Source code of charts:
▬▬▬▬▬▬▬▬▬▬

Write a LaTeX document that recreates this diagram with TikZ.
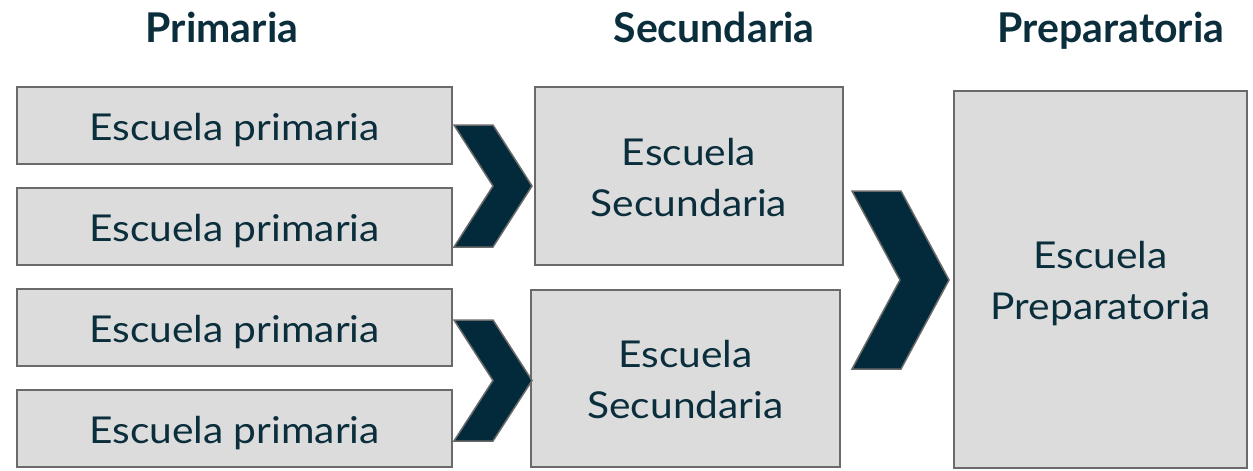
\documentclass[tikz,border=0pt]{standalone}
\usepackage{fontspec}
\setmainfont{Lato}
\newfontfamily\schoolfont{Lato}[FakeStretch=1.1]
\usepackage{tikz}
\usetikzlibrary{positioning}

\definecolor{inkteal}{HTML}{0B2E3C}
\definecolor{chevfill}{HTML}{032A3A}
\definecolor{boxgray}{HTML}{DCDCDC}
\definecolor{edgegray}{HTML}{6A6A6A}

\tikzset{
    school/.style={rectangle,draw=edgegray,fill=boxgray,line width=2pt,text=inkteal,
        font=\schoolfont\fontsize{37}{51}\selectfont,align=center,text height=29.5pt,text depth=0pt,inner sep=0pt},
    twoline/.style={text height=80.5pt},
    level/.style={text=inkteal,font=\bfseries\fontsize{41}{48}\selectfont,anchor=base},
    chevron/.style={fill=chevfill,draw=edgegray,line width=1.5pt,line join=miter}
}

\begin{document}
\begin{tikzpicture}[x=1pt,y=-1pt]
    \useasboundingbox (0,0) rectangle (1253,471);

    % headers
    \node[level] (hprim) at (222,42) {Primaria};
    \node[level] (hsec) at (714,42) {Secundaria};
    \node[level] (hprep) at (1111,42) {Preparatoria};

    % primary schools
    \node[school,minimum width=435pt,minimum height=77pt] (prim1) at (234.5,125.5) {Escuela primaria};
    \node[school,minimum width=435pt,minimum height=77pt,below=22pt of prim1] (prim2) {Escuela primaria};
    \node[school,minimum width=435pt,minimum height=77pt,below=22pt of prim2] (prim3) {Escuela primaria};
    \node[school,minimum width=435pt,minimum height=77pt,below=22pt of prim3] (prim4) {Escuela primaria};

    % secondary schools
    \node[school,twoline,minimum width=308pt,minimum height=178pt] (sec1) at (689,176) {Escuela\\Secundaria};
    \node[school,twoline,minimum width=309pt,minimum height=177pt] (sec2) at (685.5,378.5) {Escuela\\Secundaria};

    % high school
    \node[school,twoline,minimum width=293pt,minimum height=377pt] (prep) at (1100.5,279.5) {Escuela\\Preparatoria};

    % chevrons
    \draw[chevron] (454,125) -- (493,125) -- (532,186) -- (493,247) -- (454,247) -- (493,186) -- cycle;
    \draw[chevron] (454,320) -- (493,320) -- (532,380.5) -- (493,441) -- (454,441) -- (493,380.5) -- cycle;
    \draw[chevron] (852,191) -- (901,191) -- (949,280) -- (901,369) -- (852,369) -- (900,280) -- cycle;
\end{tikzpicture}
\end{document}
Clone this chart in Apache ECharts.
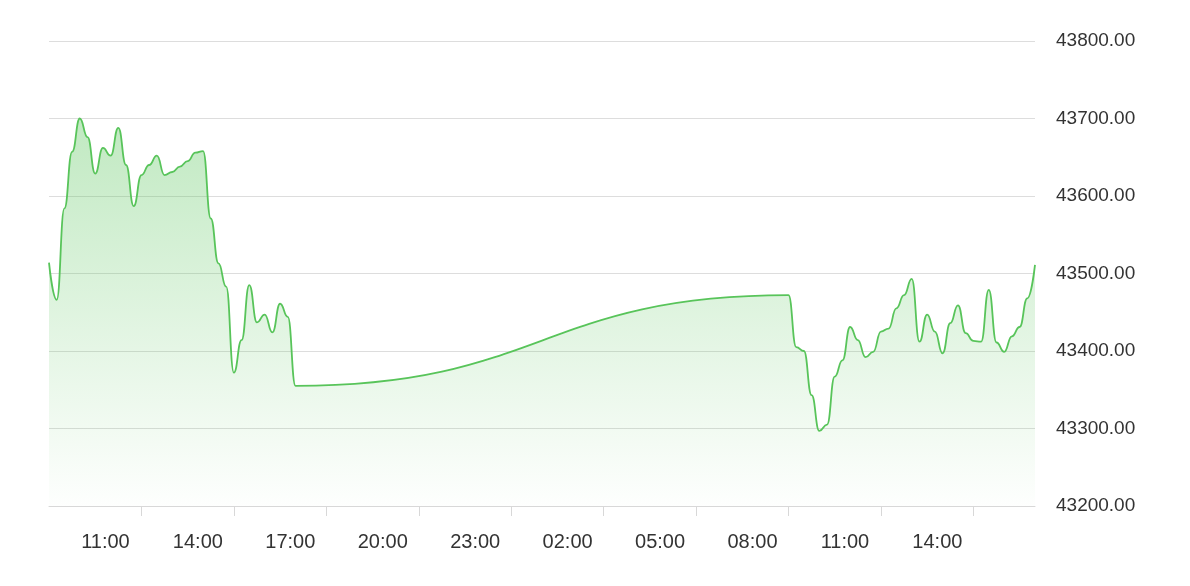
<!DOCTYPE html>
<html>
<head>
<meta charset="utf-8">
<script src="https://cdn.jsdelivr.net/npm/echarts@6/dist/echarts.min.js"></script>
<style>
html,body{margin:0;padding:0;background:#fff;}
#chart{width:1190px;height:586px;}
</style>
</head>
<body>
<div id="chart"></div>
<script>
// Session 1: 08:00-16:00 (day 1), 15-minute bars
const day1Values = [43514, 43466, 43584, 43657, 43700, 43676, 43629, 43662, 43652, 43688, 43640, 43587, 43627, 43640, 43652, 43627,
  43631, 43638, 43645, 43656, 43658, 43571, 43513, 43483, 43372, 43414, 43485, 43437, 43447, 43424, 43461, 43444, 43355];
// Session 2: 08:00-16:00 (day 2), 15-minute bars
const day2Values = [43472, 43405, 43400, 43343, 43297, 43305, 43367, 43388, 43431, 43414, 43392, 43399, 43425, 43429, 43455, 43472,
  43493, 43412, 43447, 43425, 43397, 43436, 43459, 43423, 43413, 43412, 43479, 43411, 43399, 43419, 43431, 43468, 43511];
const sessionStartHours = [8, 32];   // hours from day-1 midnight
const stepHours = 0.25;              // 15 minutes
const xTickHours = [11, 14, 17, 20, 23, 26, 29, 32, 35, 38];
const yTicks = [43200, 43300, 43400, 43500, 43600, 43700, 43800];

const seriesData = [];
[day1Values, day2Values].forEach(function (vals, s) {
  vals.forEach(function (v, i) {
    seriesData.push([sessionStartHours[s] + i * stepHours, v]);
  });
});

function hh(h) {
  const hr = Math.round(h) % 24;
  return (hr < 10 ? '0' : '') + hr + ':00';
}

const chart = echarts.init(document.getElementById('chart'), null, {renderer: 'canvas'});
chart.setOption({
  animation: false,
  backgroundColor: '#ffffff',
  grid: {left: 49, right: 155, top: 41, bottom: 80, containLabel: false},
  xAxis: {
    type: 'value',
    min: 8,
    max: 40,
    interval: 3,
    axisLine: {show: true, lineStyle: {color: '#d8d8d8', width: 1}},
    axisTick: {show: true, length: 10, lineStyle: {color: '#d8d8d8'}, customValues: xTickHours},
    splitLine: {show: false},
    axisLabel: {
      customValues: xTickHours,
      formatter: function (v) { return hh(v); },
      color: '#333333',
      fontSize: 20,
      fontFamily: 'Liberation Sans, Arial, sans-serif',
      margin: 26,
      padding: [0, 72, 0, 0]
    }
  },
  yAxis: {
    type: 'value',
    position: 'right',
    min: yTicks[0],
    max: yTicks[yTicks.length - 1],
    interval: 100,
    axisLine: {show: false},
    axisTick: {show: false},
    splitLine: {show: true, lineStyle: {color: '#dddddd', width: 1}},
    axisLabel: {
      formatter: function (v) { return v.toFixed(2); },
      color: '#333333',
      fontSize: 19,
      fontFamily: 'Liberation Sans, Arial, sans-serif',
      margin: 21,
      padding: [3, 0, 0, 0]
    }
  },
  series: [{
    type: 'line',
    data: seriesData,
    smooth: true,
    smoothMonotone: 'x',
    showSymbol: false,
    lineStyle: {color: '#58c45a', width: 1.8},
    areaStyle: {
      color: new echarts.graphic.LinearGradient(0, 0, 0, 1, [
        {offset: 0, color: 'rgba(92,198,94,0.55)'},
        {offset: 0.55, color: 'rgba(92,198,94,0.25)'},
        {offset: 1, color: 'rgba(92,198,94,0.01)'}
      ])
    }
  }]
});
</script>
</body>
</html>
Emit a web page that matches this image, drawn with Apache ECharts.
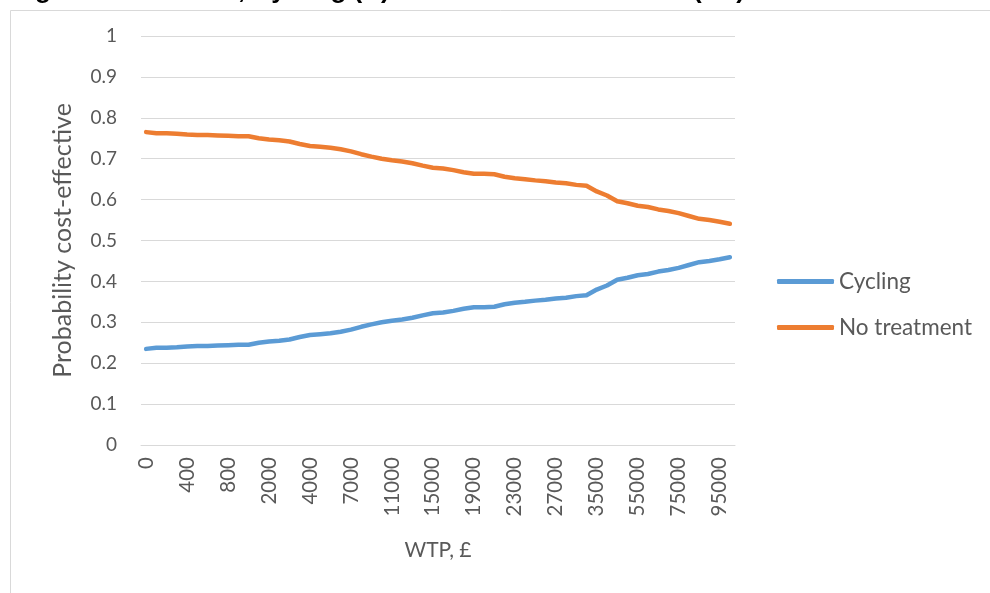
<!DOCTYPE html>
<html>
<head>
<meta charset="utf-8">
<script src="https://cdn.jsdelivr.net/npm/echarts@6/dist/echarts.min.js"></script>
<style>
html,body{margin:0;padding:0;background:#fff;}
#chart{width:990px;height:593px;}
</style>
</head>
<body>
<div id="chart"></div>
<script>
var categories = ['0','100','200','300','400','500','600','700','800','900','1000','1500','2000','2500','3000','3500','4000','4500','5000','6000','7000','8000','9000','10000','11000','12000','13000','14000','15000','16000','17000','18000','19000','20000','21000','22000','23000','24000','25000','26000','27000','29000','31000','33000','35000','40000','45000','50000','55000','60000','65000','70000','75000','80000','85000','90000','95000','100000'];

var cycling = [0.235,0.238,0.238,0.239,0.241,0.242,0.242,0.243,0.244,0.245,0.245,0.250,0.253,0.255,0.258,0.264,0.269,0.271,0.273,0.277,0.282,0.289,0.295,0.300,0.304,0.307,0.311,0.317,0.322,0.324,0.328,0.333,0.337,0.337,0.338,0.344,0.348,0.350,0.353,0.355,0.358,0.360,0.364,0.366,0.380,0.390,0.404,0.409,0.415,0.418,0.424,0.428,0.433,0.440,0.447,0.450,0.454,0.459];

var noTreatment = [0.765,0.762,0.762,0.761,0.759,0.758,0.758,0.757,0.756,0.755,0.755,0.750,0.747,0.745,0.742,0.736,0.731,0.729,0.727,0.723,0.718,0.711,0.705,0.700,0.696,0.693,0.689,0.683,0.678,0.676,0.672,0.667,0.663,0.663,0.662,0.656,0.652,0.650,0.647,0.645,0.642,0.640,0.636,0.634,0.620,0.610,0.596,0.591,0.585,0.582,0.576,0.572,0.567,0.560,0.553,0.550,0.546,0.541];

var seriesNames = ['Cycling','No treatment'];
var titleParts = ['Figure 4: CEAC', ', Cycling (C)', 'versus no treatment (NT)'];

var FONT = 'Lato';
var TXT = '#595959';
var TFONT = 'bold 26px "Liberation Sans"';

var chart = echarts.init(document.getElementById('chart'), null, {renderer:'canvas'});
chart.setOption({
  animation:false,
  backgroundColor:'#ffffff',
  textStyle:{fontFamily:FONT},
  graphic:[
    {type:'rect', shape:{x:10.5,y:10.5,width:1000,height:700}, style:{fill:'none',stroke:'#d9d9d9',lineWidth:1}, silent:true},
    {type:'text', style:{x:12, y:4, text:titleParts[0], font:TFONT, fill:'#000', verticalAlign:'bottom', align:'left'}, silent:true},
    {type:'text', style:{x:238, y:4, text:titleParts[1], font:TFONT, fill:'#000', verticalAlign:'bottom', align:'left'}, silent:true},
    {type:'text', style:{x:745, y:4, text:titleParts[2], font:TFONT, fill:'#000', verticalAlign:'bottom', align:'right'}, silent:true}
  ],
  grid:{left:141, top:36, width:594, height:409, containLabel:false},
  legend:{
    orient:'vertical', left:777, top:270, itemWidth:57, itemHeight:5, itemGap:23, padding:0,
    icon:'roundRect',
    textStyle:{color:TXT, fontSize:22.5, fontFamily:FONT, padding:[0,0,0,0]},
    data:seriesNames
  },
  xAxis:{
    type:'category', data:categories, boundaryGap:true,
    name:'WTP, £', nameLocation:'middle', nameGap:95,
    nameTextStyle:{color:TXT, fontSize:21, fontFamily:FONT},
    axisLine:{show:true, lineStyle:{color:'#d9d9d9', width:1}},
    axisTick:{show:false},
    axisLabel:{interval:3, rotate:90, color:TXT, fontSize:20.5, fontFamily:FONT, margin:12}
  },
  yAxis:{
    type:'value', min:0, max:1, interval:0.1,
    name:'Probability cost-effective', nameLocation:'middle', nameGap:66,
    nameTextStyle:{color:TXT, fontSize:25, fontFamily:FONT},
    axisLine:{show:false}, axisTick:{show:false},
    splitLine:{lineStyle:{color:'#d9d9d9', width:1}},
    axisLabel:{color:TXT, fontSize:19, fontFamily:FONT, margin:24,
      formatter:function(v){return String(Math.round(v*10)/10);}}
  },
  series:[
    {name:seriesNames[0], type:'line', data:cycling, showSymbol:false, symbol:'none',
     lineStyle:{color:'#5B9BD5', width:4.5, cap:'round', join:'round'}, itemStyle:{color:'#5B9BD5'}},
    {name:seriesNames[1], type:'line', data:noTreatment, showSymbol:false, symbol:'none',
     lineStyle:{color:'#ED7D31', width:4.5, cap:'round', join:'round'}, itemStyle:{color:'#ED7D31'}}
  ]
});
</script>
</body>
</html>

▬▬▬▬▬▬▬▬▬▬

### AIM
Reproduce each line holding the word "this".

### THE COMPLETED TASK
Write a LaTeX document that recreates this diagram with TikZ.
Clone this chart in Apache ECharts.
Emit a web page that matches this image, drawn with Apache ECharts.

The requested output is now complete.